Report how many lines hold the word "chart"; give nothing but the number.

A run of records:
________________________

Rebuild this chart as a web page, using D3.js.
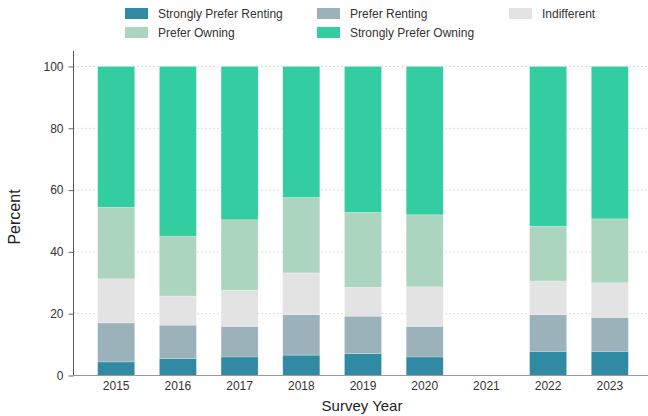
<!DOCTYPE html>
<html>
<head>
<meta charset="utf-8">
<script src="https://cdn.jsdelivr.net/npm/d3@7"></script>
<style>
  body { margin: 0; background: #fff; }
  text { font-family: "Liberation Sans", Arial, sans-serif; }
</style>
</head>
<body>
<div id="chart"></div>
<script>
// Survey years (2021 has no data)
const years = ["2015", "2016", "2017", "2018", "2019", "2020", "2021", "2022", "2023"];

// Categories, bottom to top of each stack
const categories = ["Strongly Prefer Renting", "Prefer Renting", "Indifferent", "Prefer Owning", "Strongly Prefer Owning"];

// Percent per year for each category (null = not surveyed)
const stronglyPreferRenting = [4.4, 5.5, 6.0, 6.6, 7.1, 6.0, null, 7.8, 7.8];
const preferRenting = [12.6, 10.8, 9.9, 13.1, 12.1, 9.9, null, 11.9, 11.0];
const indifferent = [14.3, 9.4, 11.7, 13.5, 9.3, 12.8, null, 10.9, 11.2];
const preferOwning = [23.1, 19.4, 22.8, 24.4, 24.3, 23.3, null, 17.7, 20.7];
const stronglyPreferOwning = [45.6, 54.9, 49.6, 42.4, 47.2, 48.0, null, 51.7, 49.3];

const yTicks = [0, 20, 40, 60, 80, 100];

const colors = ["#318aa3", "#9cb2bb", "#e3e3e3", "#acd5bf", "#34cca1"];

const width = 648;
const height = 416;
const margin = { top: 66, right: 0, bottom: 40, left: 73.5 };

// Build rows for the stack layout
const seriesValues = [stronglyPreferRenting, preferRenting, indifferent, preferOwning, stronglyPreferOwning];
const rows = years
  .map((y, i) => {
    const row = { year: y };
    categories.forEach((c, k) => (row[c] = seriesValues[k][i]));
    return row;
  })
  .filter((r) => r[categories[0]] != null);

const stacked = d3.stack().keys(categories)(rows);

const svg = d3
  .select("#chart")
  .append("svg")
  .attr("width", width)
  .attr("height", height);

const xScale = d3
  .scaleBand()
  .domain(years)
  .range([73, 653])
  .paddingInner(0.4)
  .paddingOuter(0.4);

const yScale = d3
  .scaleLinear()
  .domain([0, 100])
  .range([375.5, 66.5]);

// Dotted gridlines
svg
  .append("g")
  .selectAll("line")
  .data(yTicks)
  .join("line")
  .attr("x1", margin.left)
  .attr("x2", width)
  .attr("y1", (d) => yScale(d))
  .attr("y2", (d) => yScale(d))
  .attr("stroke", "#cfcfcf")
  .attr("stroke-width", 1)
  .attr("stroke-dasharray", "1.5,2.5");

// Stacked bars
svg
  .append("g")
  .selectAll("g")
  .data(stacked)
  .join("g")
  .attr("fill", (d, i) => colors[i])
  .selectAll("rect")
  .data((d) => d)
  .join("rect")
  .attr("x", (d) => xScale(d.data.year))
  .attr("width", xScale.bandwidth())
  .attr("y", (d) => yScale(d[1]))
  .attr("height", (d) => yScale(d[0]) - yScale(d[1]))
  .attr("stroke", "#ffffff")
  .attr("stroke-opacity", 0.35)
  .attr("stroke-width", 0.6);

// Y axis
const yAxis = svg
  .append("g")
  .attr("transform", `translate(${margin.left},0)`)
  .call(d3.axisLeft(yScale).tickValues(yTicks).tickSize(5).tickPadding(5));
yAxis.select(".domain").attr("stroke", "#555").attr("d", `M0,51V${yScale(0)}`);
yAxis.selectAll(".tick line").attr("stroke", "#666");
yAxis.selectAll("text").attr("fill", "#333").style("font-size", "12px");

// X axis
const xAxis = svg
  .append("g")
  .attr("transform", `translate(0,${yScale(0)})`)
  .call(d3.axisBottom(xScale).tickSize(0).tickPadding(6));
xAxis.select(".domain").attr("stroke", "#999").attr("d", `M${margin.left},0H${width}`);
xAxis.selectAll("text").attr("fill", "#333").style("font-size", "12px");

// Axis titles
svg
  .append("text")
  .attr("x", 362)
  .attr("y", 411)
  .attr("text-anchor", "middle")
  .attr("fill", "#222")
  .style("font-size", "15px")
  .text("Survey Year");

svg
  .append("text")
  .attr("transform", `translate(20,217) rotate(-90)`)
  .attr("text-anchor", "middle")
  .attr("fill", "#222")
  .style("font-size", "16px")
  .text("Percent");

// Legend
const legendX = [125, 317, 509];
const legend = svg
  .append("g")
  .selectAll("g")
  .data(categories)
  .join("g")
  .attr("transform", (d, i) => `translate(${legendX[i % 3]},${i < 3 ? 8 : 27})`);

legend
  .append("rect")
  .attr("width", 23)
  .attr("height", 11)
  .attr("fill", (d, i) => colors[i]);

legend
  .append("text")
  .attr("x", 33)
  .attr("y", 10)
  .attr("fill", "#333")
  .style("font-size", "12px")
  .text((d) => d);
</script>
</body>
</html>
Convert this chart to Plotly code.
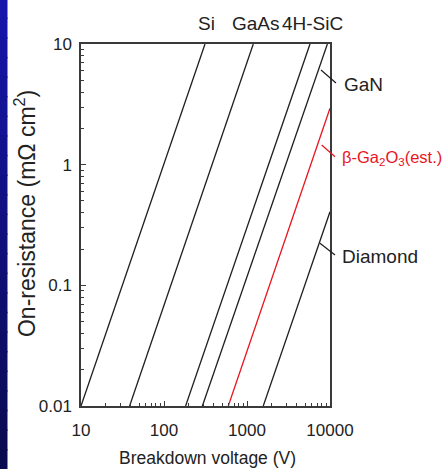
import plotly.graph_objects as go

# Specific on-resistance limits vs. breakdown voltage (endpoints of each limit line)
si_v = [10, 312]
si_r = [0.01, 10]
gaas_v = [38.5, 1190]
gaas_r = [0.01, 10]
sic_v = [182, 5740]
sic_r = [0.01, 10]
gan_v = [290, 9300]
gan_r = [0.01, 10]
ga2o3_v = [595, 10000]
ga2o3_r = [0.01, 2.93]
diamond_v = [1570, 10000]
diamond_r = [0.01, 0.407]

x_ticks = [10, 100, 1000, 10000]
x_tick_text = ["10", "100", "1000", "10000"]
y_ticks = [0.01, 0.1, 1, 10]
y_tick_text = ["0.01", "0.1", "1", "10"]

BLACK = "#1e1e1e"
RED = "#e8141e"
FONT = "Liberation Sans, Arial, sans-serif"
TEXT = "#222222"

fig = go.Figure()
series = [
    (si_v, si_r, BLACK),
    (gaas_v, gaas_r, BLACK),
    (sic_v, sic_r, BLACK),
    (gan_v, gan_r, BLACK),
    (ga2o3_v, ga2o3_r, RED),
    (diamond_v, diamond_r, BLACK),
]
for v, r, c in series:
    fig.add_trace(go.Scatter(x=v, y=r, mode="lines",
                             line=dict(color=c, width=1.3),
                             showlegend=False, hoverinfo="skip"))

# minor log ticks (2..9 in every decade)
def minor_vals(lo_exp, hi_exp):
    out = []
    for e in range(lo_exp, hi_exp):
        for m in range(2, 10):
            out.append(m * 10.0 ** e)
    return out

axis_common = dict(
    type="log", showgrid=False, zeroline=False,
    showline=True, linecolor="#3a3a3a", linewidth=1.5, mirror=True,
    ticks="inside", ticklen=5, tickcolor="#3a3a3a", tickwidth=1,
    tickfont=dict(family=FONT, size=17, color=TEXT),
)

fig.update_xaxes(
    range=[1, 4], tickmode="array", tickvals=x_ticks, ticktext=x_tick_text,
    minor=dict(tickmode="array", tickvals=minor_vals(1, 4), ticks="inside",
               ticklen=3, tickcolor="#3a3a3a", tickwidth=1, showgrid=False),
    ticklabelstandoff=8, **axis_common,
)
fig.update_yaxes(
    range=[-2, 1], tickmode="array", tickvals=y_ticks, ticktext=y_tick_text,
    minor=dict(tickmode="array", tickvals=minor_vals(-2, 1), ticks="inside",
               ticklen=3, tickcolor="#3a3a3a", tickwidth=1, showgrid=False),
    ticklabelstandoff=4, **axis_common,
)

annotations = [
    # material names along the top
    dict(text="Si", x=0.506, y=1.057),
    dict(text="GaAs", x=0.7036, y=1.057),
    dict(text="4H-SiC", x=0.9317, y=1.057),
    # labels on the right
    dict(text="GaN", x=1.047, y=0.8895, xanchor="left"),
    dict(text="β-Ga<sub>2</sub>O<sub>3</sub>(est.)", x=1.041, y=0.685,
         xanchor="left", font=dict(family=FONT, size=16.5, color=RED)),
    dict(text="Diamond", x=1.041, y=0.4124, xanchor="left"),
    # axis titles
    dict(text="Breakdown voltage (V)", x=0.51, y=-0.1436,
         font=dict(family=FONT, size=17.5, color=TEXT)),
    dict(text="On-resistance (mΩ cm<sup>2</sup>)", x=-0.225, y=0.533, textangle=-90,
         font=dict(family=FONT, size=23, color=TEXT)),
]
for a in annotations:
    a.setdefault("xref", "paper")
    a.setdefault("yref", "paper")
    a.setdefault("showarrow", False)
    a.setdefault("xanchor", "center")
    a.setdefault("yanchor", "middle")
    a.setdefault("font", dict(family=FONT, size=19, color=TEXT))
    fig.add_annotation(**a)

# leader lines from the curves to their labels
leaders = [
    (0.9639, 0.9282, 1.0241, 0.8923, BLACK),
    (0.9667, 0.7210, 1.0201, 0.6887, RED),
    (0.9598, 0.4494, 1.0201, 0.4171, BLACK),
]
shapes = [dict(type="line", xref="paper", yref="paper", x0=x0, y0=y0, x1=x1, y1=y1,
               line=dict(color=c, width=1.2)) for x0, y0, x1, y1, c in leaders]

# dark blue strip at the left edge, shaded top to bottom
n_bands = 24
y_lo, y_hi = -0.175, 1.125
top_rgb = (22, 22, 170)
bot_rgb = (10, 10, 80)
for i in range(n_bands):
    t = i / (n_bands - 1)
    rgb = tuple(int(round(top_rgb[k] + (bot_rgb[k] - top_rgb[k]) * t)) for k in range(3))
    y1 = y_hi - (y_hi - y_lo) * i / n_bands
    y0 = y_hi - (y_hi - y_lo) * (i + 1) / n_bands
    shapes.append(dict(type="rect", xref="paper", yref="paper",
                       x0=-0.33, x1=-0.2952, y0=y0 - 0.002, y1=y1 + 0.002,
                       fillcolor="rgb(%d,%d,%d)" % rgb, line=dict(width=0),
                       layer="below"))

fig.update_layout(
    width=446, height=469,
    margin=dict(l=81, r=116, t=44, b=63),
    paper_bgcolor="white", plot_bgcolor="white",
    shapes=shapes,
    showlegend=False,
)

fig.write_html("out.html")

________________________

> _ANSWER TO THIS TASK_: 4